Я пошел по лестнице наверх, думая о том, что похожая кружка, только со вмятиной от пули, хранилась у нас в семье. Она — единственная — осталась от дяди Пауля, когда он, наконец, умер в нашем подвале, где просидел после войны десять лет, пока ловили бывших эсэсовцев (а он был офицер дивизии СС «Мёртвая голова»). Моя мать должна была каждое утро опускать на веревке в подвал корзину с хлебом, колбасой и бутылкой шнапса, а взамен поднимать ведро с нечистотами. Пауль в подвале свихнулся и целый день в голос молился, отчего мама иногда в истерике кричала: «Я больше не могу, я схожу с ума — в нашем доме поселилось огромное насекомое! И оно жужжит, жужжит, жужжит!.. Лучше бы он застрелился тогда!» (намекая на тот грузовик, где перед приходом Советской армии застреливались по очереди офицеры СС: один стрелялся, пистолет выпадал из руки, другой брал пистолет, стрелялся, третий брал… А вот дядя Пауль был последним и не застрелился, а явился ночью в наш дом и залез в подвал).

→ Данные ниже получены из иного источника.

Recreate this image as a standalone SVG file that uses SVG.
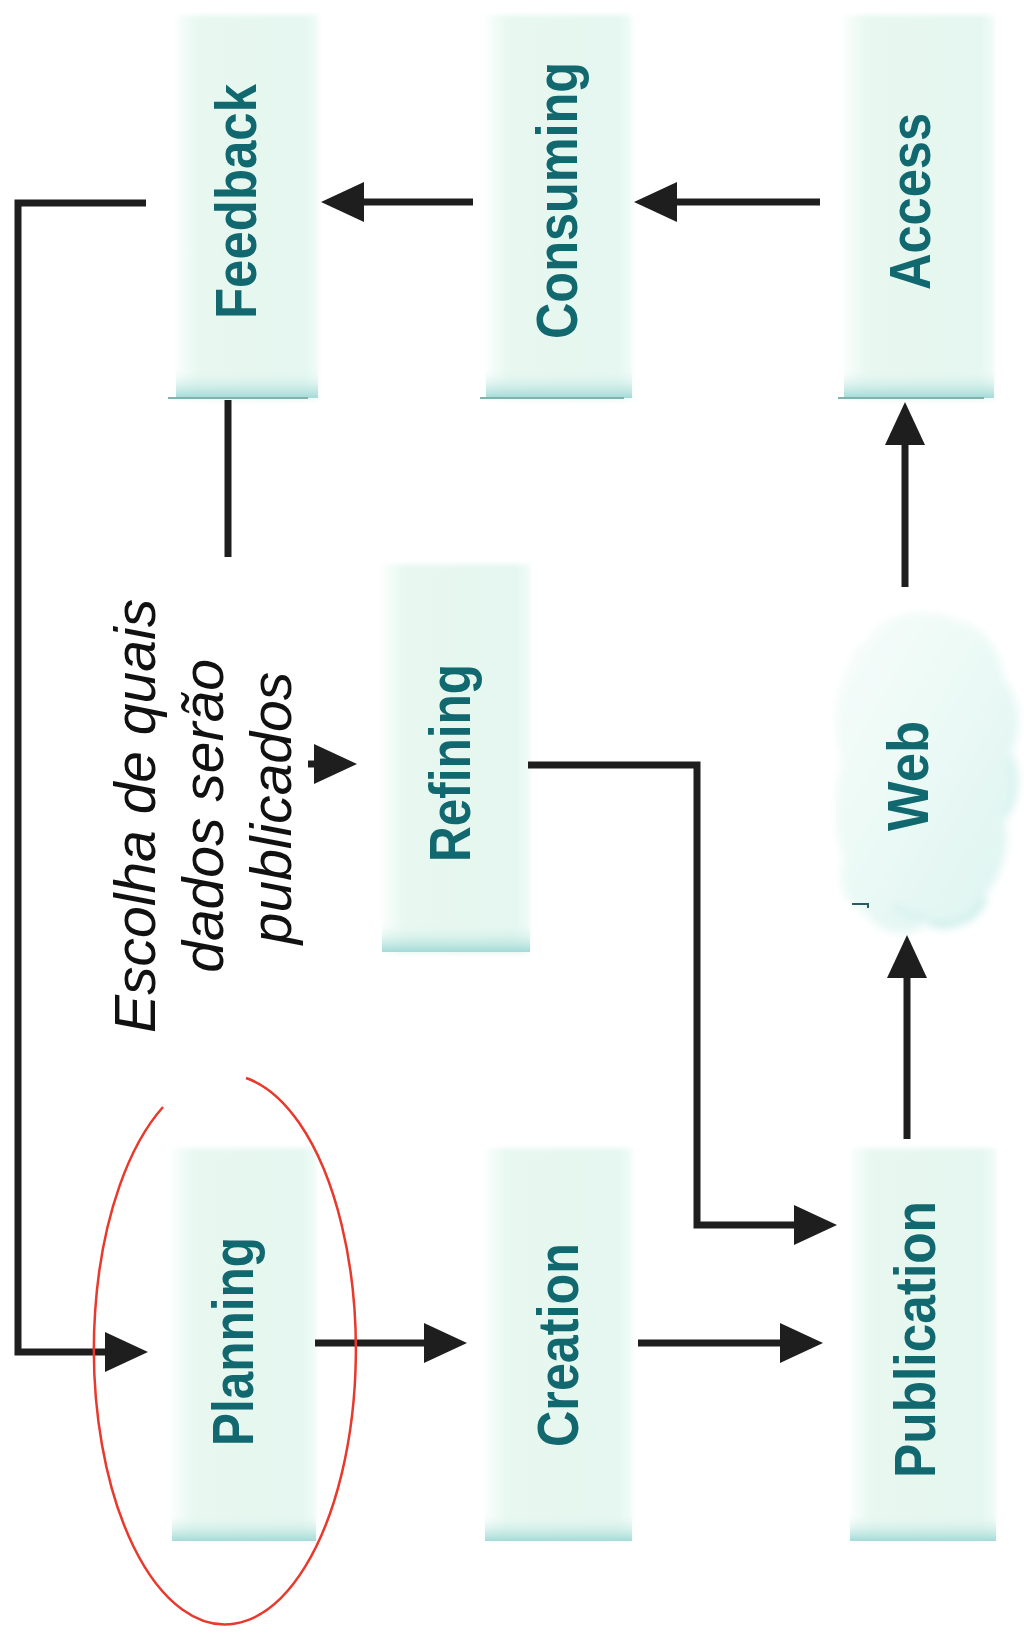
<svg xmlns="http://www.w3.org/2000/svg" width="1024" height="1639" viewBox="0 0 1024 1639">
<style>
.lbl{font-family:"Liberation Sans",Arial,sans-serif;font-weight:bold;font-size:57px;fill:#12686f}
.note{font-family:"Liberation Sans",Arial,sans-serif;font-style:italic;font-size:57px;fill:#111}
.conn{fill:none;stroke:#1e1e1e;stroke-width:7;stroke-linejoin:miter}
.box{fill:url(#boxGrad);filter:url(#soft)}
.shade{fill:url(#shadeGrad)}
.edge{stroke:#7fb3ae;stroke-width:2;fill:none}
</style>
<defs>
<linearGradient id="boxGrad" x1="0" y1="0" x2="1" y2="0">
<stop offset="0" stop-color="#fafefc"/>
<stop offset="0.15" stop-color="#e8f8f1"/>
<stop offset="0.9" stop-color="#e4f7f0"/>
<stop offset="1" stop-color="#f0fbf7"/>
</linearGradient>
<linearGradient id="shadeGrad" x1="0" y1="0" x2="0" y2="1">
<stop offset="0" stop-color="#e3f6ef" stop-opacity="0"/>
<stop offset="1" stop-color="#a3dad7"/>
</linearGradient>
<linearGradient id="cloudGrad" x1="0" y1="0" x2="1" y2="1">
<stop offset="0" stop-color="#f8fdfb"/>
<stop offset="0.5" stop-color="#eaf9f5"/>
<stop offset="1" stop-color="#dcf4f0"/>
</linearGradient>
<filter id="soft" x="-10%" y="-5%" width="120%" height="110%"><feGaussianBlur stdDeviation="2.5"/></filter>
<filter id="cloudSoft" x="-10%" y="-10%" width="120%" height="120%"><feGaussianBlur stdDeviation="4"/></filter>
<marker id="arr" markerUnits="userSpaceOnUse" markerWidth="44" markerHeight="40" refX="20" refY="20" orient="auto">
<path d="M0,0 L43,20 L0,40 Z" fill="#1e1e1e"/>
</marker>
</defs>

<g id="node-feedback">
<rect class="box" x="176" y="15" width="142" height="385"/>
<rect class="shade" x="176" y="370" width="142" height="28"/>
<path class="edge" d="M168,398 L308,398"/>
<text class="lbl" transform="translate(256,202) rotate(-90)" x="-117" textLength="235" lengthAdjust="spacingAndGlyphs">Feedback</text>
</g>
<g id="node-consuming">
<rect class="box" x="486" y="15" width="146" height="385"/>
<rect class="shade" x="486" y="370" width="146" height="28"/>
<path class="edge" d="M480,398 L624,398"/>
<text class="lbl" transform="translate(577,201) rotate(-90)" x="-138" textLength="277" lengthAdjust="spacingAndGlyphs">Consuming</text>
</g>
<g id="node-access">
<rect class="box" x="844" y="15" width="150" height="385"/>
<rect class="shade" x="844" y="370" width="150" height="28"/>
<path class="edge" d="M838,398 L984,398"/>
<text class="lbl" transform="translate(930,202) rotate(-90)" x="-88" textLength="177" lengthAdjust="spacingAndGlyphs">Access</text>
</g>
<g id="node-refining">
<rect class="box" x="382" y="564" width="148" height="390"/>
<rect class="shade" x="382" y="924" width="148" height="28"/>
<text class="lbl" transform="translate(470,763) rotate(-90)" x="-99" textLength="198" lengthAdjust="spacingAndGlyphs">Refining</text>
</g>
<g id="node-web">
<g filter="url(#cloudSoft)">
<path d="M868,640 C880,612 930,605 960,622 C990,630 1000,655 1004,680 C1022,700 1022,730 1012,750 C1024,775 1020,805 1005,820 C1010,850 1000,880 985,895 C975,925 945,935 925,925 C905,940 875,932 865,912 C845,905 835,880 845,860 C832,830 834,790 842,760 C832,730 834,690 848,670 C850,655 858,645 868,640 Z" fill="url(#cloudGrad)"/>
<path d="M985,898 C975,922 950,930 930,922" fill="none" stroke="#c6ece8" stroke-width="5"/>
<path d="M1008,760 C1016,780 1014,800 1004,815" fill="none" stroke="#d3f1ed" stroke-width="4"/>
<path d="M895,905 C905,915 915,918 925,915" fill="none" stroke="#cdeeea" stroke-width="4"/>
</g>
<path d="M852,904 L868,904 L868,908" fill="none" stroke="#2d5a5e" stroke-width="2"/>
<text class="lbl" transform="translate(928,776) rotate(-90)" x="-55" textLength="110" lengthAdjust="spacingAndGlyphs">Web</text>
</g>
<g id="node-planning">
<rect class="box" x="172" y="1148" width="144" height="393"/>
<rect class="shade" x="172" y="1515" width="144" height="26"/>
<text class="lbl" transform="translate(253,1342) rotate(-90)" x="-104" textLength="209" lengthAdjust="spacingAndGlyphs">Planning</text>
</g>
<g id="node-creation">
<rect class="box" x="485" y="1148" width="147" height="393"/>
<rect class="shade" x="485" y="1515" width="147" height="26"/>
<text class="lbl" transform="translate(578,1345) rotate(-90)" x="-102" textLength="204" lengthAdjust="spacingAndGlyphs">Creation</text>
</g>
<g id="node-publication">
<rect class="box" x="850" y="1148" width="146" height="393"/>
<rect class="shade" x="850" y="1515" width="146" height="26"/>
<text class="lbl" transform="translate(935,1340) rotate(-90)" x="-138" textLength="277" lengthAdjust="spacingAndGlyphs">Publication</text>
</g>

<g id="note">
<text class="note" transform="translate(155,808) rotate(-90)" text-anchor="middle">
<tspan x="0" y="0">Escolha de quais</tspan>
<tspan x="0" y="68">dados serão</tspan>
<tspan x="0" y="136">publicados</tspan>
</text>
</g>

<g id="connectors">
<path class="conn" d="M473,202 L344,202" marker-end="url(#arr)"/>
<path class="conn" d="M820,202 L657,202" marker-end="url(#arr)"/>
<path class="conn" d="M905,587 L905,425" marker-end="url(#arr)"/>
<path class="conn" d="M907,1139 L907,958" marker-end="url(#arr)"/>
<path class="conn" d="M315,1343 L444,1343" marker-end="url(#arr)"/>
<path class="conn" d="M638,1343 L800,1343" marker-end="url(#arr)"/>
<path class="conn" d="M528,765 L697,765 L697,1225 L814,1225" marker-end="url(#arr)"/>
<path class="conn" d="M146,203 L18,203 L18,1352 L125,1352" marker-end="url(#arr)"/>
<path class="conn" d="M228,400 L228,557"/>
<path class="conn" d="M308,764 L334,764" marker-end="url(#arr)"/>
</g>

<g id="highlight">
<path d="M246,1078 A131,275 0 1 1 163,1107" fill="none" stroke="#e8392c" stroke-width="2.5"/>
</g>
</svg>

Сам я этого всего не помню, я поздний ребенок. Моя мать, Клара фон Штаден, с детства была чахлой и слабой, часто болела, поздно вышла замуж и родила меня, когда ей было за сорок, а при родах чуть не умерла вместе со мной. Бабаня рассказывала, что я трудно рождался, не хотел вылезать на этот свет, врачи уже спрашивали отца, кого оставить в живых — мать или плод, оба не выживут, уже хотели резать плод по кускам, но приехал старый врач и выдернул меня щипцами из нирваны, хотя я лично его об этом не просил, о чем и говорил потом не раз моему психотерапевту… Бабаня еще говорила, что я родился такой белый, что меня носили по палатам и говорили: «Посмотрите, какой белый ребенок появился!»
Если бы не Бабаня, я бы много не знал… что, например, дядя Пауль умер в тот день, когда решил выйти сдаться: она была в кухне и видела, как он вылез, выпрямился, постоял так минуты две, шатаясь и скуля по-собачьи, потерял равновесие и рухнул обратно в подвал, сломав при этом себе спину… И хоронить пришлось ночью, в углу сада, куда никто после этого никогда не ходил. Мама потом объяснила мне, что дядя Пауль был очень грешен перед русскими, за что и лишился рассудка.